Direction —
Retype the whole listing verbatim and keep the pictures out of it.

- - - -

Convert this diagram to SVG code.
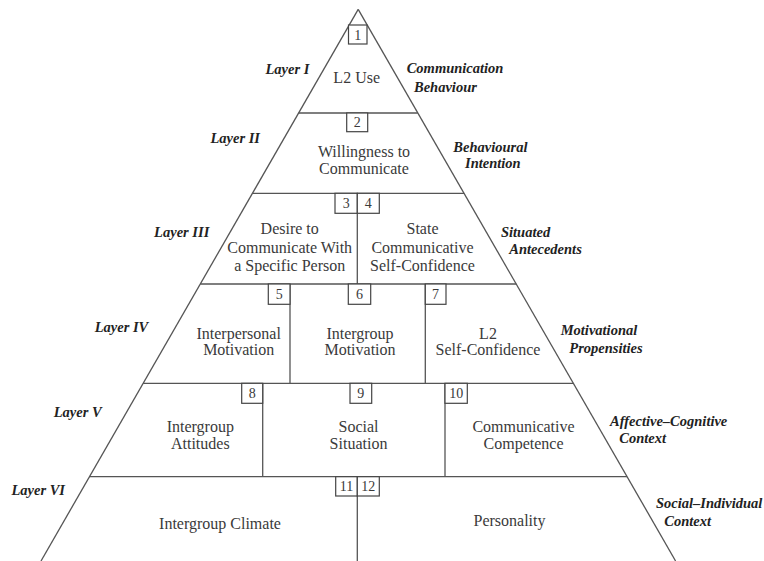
<svg xmlns="http://www.w3.org/2000/svg" width="764" height="561" viewBox="0 0 764 561">
<style>
.ln{stroke:#555;stroke-width:1.3;fill:none}
.bx{stroke:#444;stroke-width:1.2;fill:#fff}
.t{font-family:"Liberation Serif",serif;font-size:16px;fill:#3a3a3a;text-anchor:middle}
.n{font-family:"Liberation Serif",serif;font-size:14px;fill:#3a3a3a;text-anchor:middle}
.l{font-family:"Liberation Serif",serif;font-size:14.5px;font-weight:bold;font-style:italic;fill:#222}
.e{text-anchor:end}
</style>
<rect width="764" height="561" fill="#fff"/>
<g id="connectors">
<line class="ln" x1="358.2" y1="9.4" x2="41" y2="561"/>
<line class="ln" x1="358.2" y1="9.4" x2="675.6" y2="561"/>
<line class="ln" x1="298.6" y1="113" x2="417.8" y2="113"/>
<line class="ln" x1="252.5" y1="193.3" x2="464" y2="193.3"/>
<line class="ln" x1="200.3" y1="284" x2="516.2" y2="284"/>
<line class="ln" x1="143.1" y1="383.3" x2="573.5" y2="383.3"/>
<line class="ln" x1="89.5" y1="476.7" x2="627" y2="476.7"/>
<line class="ln" x1="357.3" y1="193.3" x2="357.3" y2="284"/>
<line class="ln" x1="290" y1="284" x2="290" y2="383.3"/>
<line class="ln" x1="425.3" y1="284" x2="425.3" y2="383.3"/>
<line class="ln" x1="262.7" y1="383.3" x2="262.7" y2="476.7"/>
<line class="ln" x1="445" y1="383.3" x2="445" y2="476.7"/>
<line class="ln" x1="357.3" y1="476.7" x2="357.3" y2="561"/>
</g>
<g id="n1">
<rect class="bx" x="348.5" y="25" width="18.5" height="19"/>
<text class="n" x="357.7" y="39.5">1</text>
<text class="t" x="356.7" y="83">L2 Use</text>
</g>
<g id="n2">
<rect class="bx" x="346.7" y="113" width="21" height="18.7"/>
<text class="n" x="357.2" y="127.3">2</text>
<text class="t" x="364" y="157">Willingness to</text>
<text class="t" x="364" y="173.5">Communicate</text>
</g>
<g id="n3">
<rect class="bx" x="335" y="193.3" width="22.3" height="20"/>
<text class="n" x="346.2" y="208.3">3</text>
<text class="t" x="289.7" y="233.5">Desire to</text>
<text class="t" x="289.7" y="252.8">Communicate With</text>
<text class="t" x="289.7" y="271">a Specific Person</text>
</g>
<g id="n4">
<rect class="bx" x="357.3" y="193.3" width="22" height="20"/>
<text class="n" x="368.3" y="208.3">4</text>
<text class="t" x="422.5" y="233.5">State</text>
<text class="t" x="422.5" y="252.8">Communicative</text>
<text class="t" x="422.5" y="271">Self-Confidence</text>
</g>
<g id="n5">
<rect class="bx" x="268.3" y="284" width="21.7" height="20.3"/>
<text class="n" x="279.2" y="299.2">5</text>
<text class="t" x="238.7" y="339.3">Interpersonal</text>
<text class="t" x="238.7" y="355.3">Motivation</text>
</g>
<g id="n6">
<rect class="bx" x="348.3" y="284" width="22.4" height="20.3"/>
<text class="n" x="359.5" y="299.2">6</text>
<text class="t" x="360" y="339.3">Intergroup</text>
<text class="t" x="360" y="355.3">Motivation</text>
</g>
<g id="n7">
<rect class="bx" x="425.3" y="284" width="20.7" height="20.3"/>
<text class="n" x="435.6" y="299.2">7</text>
<text class="t" x="488" y="339.3">L2</text>
<text class="t" x="488" y="355.3">Self-Confidence</text>
</g>
<g id="n8">
<rect class="bx" x="241.7" y="383.3" width="21" height="20"/>
<text class="n" x="252.2" y="398.3">8</text>
<text class="t" x="200.3" y="432">Intergroup</text>
<text class="t" x="200.3" y="449.3">Attitudes</text>
</g>
<g id="n9">
<rect class="bx" x="350" y="383.3" width="21.7" height="20"/>
<text class="n" x="360.8" y="398.3">9</text>
<text class="t" x="358.5" y="432">Social</text>
<text class="t" x="358.5" y="449.3">Situation</text>
</g>
<g id="n10">
<rect class="bx" x="445" y="383.3" width="22.3" height="20"/>
<text class="n" x="456.2" y="398.3">10</text>
<text class="t" x="523.5" y="432">Communicative</text>
<text class="t" x="523.5" y="449.3">Competence</text>
</g>
<g id="n11">
<rect class="bx" x="335.7" y="476.7" width="21.6" height="19.3"/>
<text class="n" x="346.5" y="491.3">11</text>
<text class="t" x="220" y="528.5">Intergroup Climate</text>
</g>
<g id="n12">
<rect class="bx" x="357.3" y="476.7" width="22" height="19.3"/>
<text class="n" x="368.3" y="491.3">12</text>
<text class="t" x="509.5" y="526">Personality</text>
</g>
<g id="labels">
<text class="l e" x="309.3" y="74">Layer I</text>
<text class="l e" x="260" y="142.7">Layer II</text>
<text class="l e" x="209.3" y="236.7">Layer III</text>
<text class="l e" x="148.3" y="331.7">Layer IV</text>
<text class="l e" x="101.7" y="416.7">Layer V</text>
<text class="l e" x="65" y="495">Layer VI</text>
<text class="l" x="406.7" y="73.3">Communication</text>
<text class="l" x="414" y="91.7">Behaviour</text>
<text class="l" x="453.3" y="151.7">Behavioural</text>
<text class="l" x="465" y="168.3">Intention</text>
<text class="l" x="501" y="236.7">Situated</text>
<text class="l" x="509.3" y="254.3">Antecedents</text>
<text class="l" x="560.7" y="335">Motivational</text>
<text class="l" x="569.3" y="352.7">Propensities</text>
<text class="l" x="610" y="425.7">Affective–Cognitive</text>
<text class="l" x="619.3" y="443.3">Context</text>
<text class="l" x="656" y="507.7">Social–Individual</text>
<text class="l" x="664.3" y="525.7">Context</text>
</g>
</svg>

- - - -

Complete response —
Convert this diagram to SVG code.
<svg xmlns="http://www.w3.org/2000/svg" width="764" height="561" viewBox="0 0 764 561">
<style>
.ln{stroke:#555;stroke-width:1.3;fill:none}
.bx{stroke:#444;stroke-width:1.2;fill:#fff}
.t{font-family:"Liberation Serif",serif;font-size:16px;fill:#3a3a3a;text-anchor:middle}
.n{font-family:"Liberation Serif",serif;font-size:14px;fill:#3a3a3a;text-anchor:middle}
.l{font-family:"Liberation Serif",serif;font-size:14.5px;font-weight:bold;font-style:italic;fill:#222}
.e{text-anchor:end}
</style>
<rect width="764" height="561" fill="#fff"/>
<g id="connectors">
<line class="ln" x1="358.2" y1="9.4" x2="41" y2="561"/>
<line class="ln" x1="358.2" y1="9.4" x2="675.6" y2="561"/>
<line class="ln" x1="298.6" y1="113" x2="417.8" y2="113"/>
<line class="ln" x1="252.5" y1="193.3" x2="464" y2="193.3"/>
<line class="ln" x1="200.3" y1="284" x2="516.2" y2="284"/>
<line class="ln" x1="143.1" y1="383.3" x2="573.5" y2="383.3"/>
<line class="ln" x1="89.5" y1="476.7" x2="627" y2="476.7"/>
<line class="ln" x1="357.3" y1="193.3" x2="357.3" y2="284"/>
<line class="ln" x1="290" y1="284" x2="290" y2="383.3"/>
<line class="ln" x1="425.3" y1="284" x2="425.3" y2="383.3"/>
<line class="ln" x1="262.7" y1="383.3" x2="262.7" y2="476.7"/>
<line class="ln" x1="445" y1="383.3" x2="445" y2="476.7"/>
<line class="ln" x1="357.3" y1="476.7" x2="357.3" y2="561"/>
</g>
<g id="n1">
<rect class="bx" x="348.5" y="25" width="18.5" height="19"/>
<text class="n" x="357.7" y="39.5">1</text>
<text class="t" x="356.7" y="83">L2 Use</text>
</g>
<g id="n2">
<rect class="bx" x="346.7" y="113" width="21" height="18.7"/>
<text class="n" x="357.2" y="127.3">2</text>
<text class="t" x="364" y="157">Willingness to</text>
<text class="t" x="364" y="173.5">Communicate</text>
</g>
<g id="n3">
<rect class="bx" x="335" y="193.3" width="22.3" height="20"/>
<text class="n" x="346.2" y="208.3">3</text>
<text class="t" x="289.7" y="233.5">Desire to</text>
<text class="t" x="289.7" y="252.8">Communicate With</text>
<text class="t" x="289.7" y="271">a Specific Person</text>
</g>
<g id="n4">
<rect class="bx" x="357.3" y="193.3" width="22" height="20"/>
<text class="n" x="368.3" y="208.3">4</text>
<text class="t" x="422.5" y="233.5">State</text>
<text class="t" x="422.5" y="252.8">Communicative</text>
<text class="t" x="422.5" y="271">Self-Confidence</text>
</g>
<g id="n5">
<rect class="bx" x="268.3" y="284" width="21.7" height="20.3"/>
<text class="n" x="279.2" y="299.2">5</text>
<text class="t" x="238.7" y="339.3">Interpersonal</text>
<text class="t" x="238.7" y="355.3">Motivation</text>
</g>
<g id="n6">
<rect class="bx" x="348.3" y="284" width="22.4" height="20.3"/>
<text class="n" x="359.5" y="299.2">6</text>
<text class="t" x="360" y="339.3">Intergroup</text>
<text class="t" x="360" y="355.3">Motivation</text>
</g>
<g id="n7">
<rect class="bx" x="425.3" y="284" width="20.7" height="20.3"/>
<text class="n" x="435.6" y="299.2">7</text>
<text class="t" x="488" y="339.3">L2</text>
<text class="t" x="488" y="355.3">Self-Confidence</text>
</g>
<g id="n8">
<rect class="bx" x="241.7" y="383.3" width="21" height="20"/>
<text class="n" x="252.2" y="398.3">8</text>
<text class="t" x="200.3" y="432">Intergroup</text>
<text class="t" x="200.3" y="449.3">Attitudes</text>
</g>
<g id="n9">
<rect class="bx" x="350" y="383.3" width="21.7" height="20"/>
<text class="n" x="360.8" y="398.3">9</text>
<text class="t" x="358.5" y="432">Social</text>
<text class="t" x="358.5" y="449.3">Situation</text>
</g>
<g id="n10">
<rect class="bx" x="445" y="383.3" width="22.3" height="20"/>
<text class="n" x="456.2" y="398.3">10</text>
<text class="t" x="523.5" y="432">Communicative</text>
<text class="t" x="523.5" y="449.3">Competence</text>
</g>
<g id="n11">
<rect class="bx" x="335.7" y="476.7" width="21.6" height="19.3"/>
<text class="n" x="346.5" y="491.3">11</text>
<text class="t" x="220" y="528.5">Intergroup Climate</text>
</g>
<g id="n12">
<rect class="bx" x="357.3" y="476.7" width="22" height="19.3"/>
<text class="n" x="368.3" y="491.3">12</text>
<text class="t" x="509.5" y="526">Personality</text>
</g>
<g id="labels">
<text class="l e" x="309.3" y="74">Layer I</text>
<text class="l e" x="260" y="142.7">Layer II</text>
<text class="l e" x="209.3" y="236.7">Layer III</text>
<text class="l e" x="148.3" y="331.7">Layer IV</text>
<text class="l e" x="101.7" y="416.7">Layer V</text>
<text class="l e" x="65" y="495">Layer VI</text>
<text class="l" x="406.7" y="73.3">Communication</text>
<text class="l" x="414" y="91.7">Behaviour</text>
<text class="l" x="453.3" y="151.7">Behavioural</text>
<text class="l" x="465" y="168.3">Intention</text>
<text class="l" x="501" y="236.7">Situated</text>
<text class="l" x="509.3" y="254.3">Antecedents</text>
<text class="l" x="560.7" y="335">Motivational</text>
<text class="l" x="569.3" y="352.7">Propensities</text>
<text class="l" x="610" y="425.7">Affective–Cognitive</text>
<text class="l" x="619.3" y="443.3">Context</text>
<text class="l" x="656" y="507.7">Social–Individual</text>
<text class="l" x="664.3" y="525.7">Context</text>
</g>
</svg>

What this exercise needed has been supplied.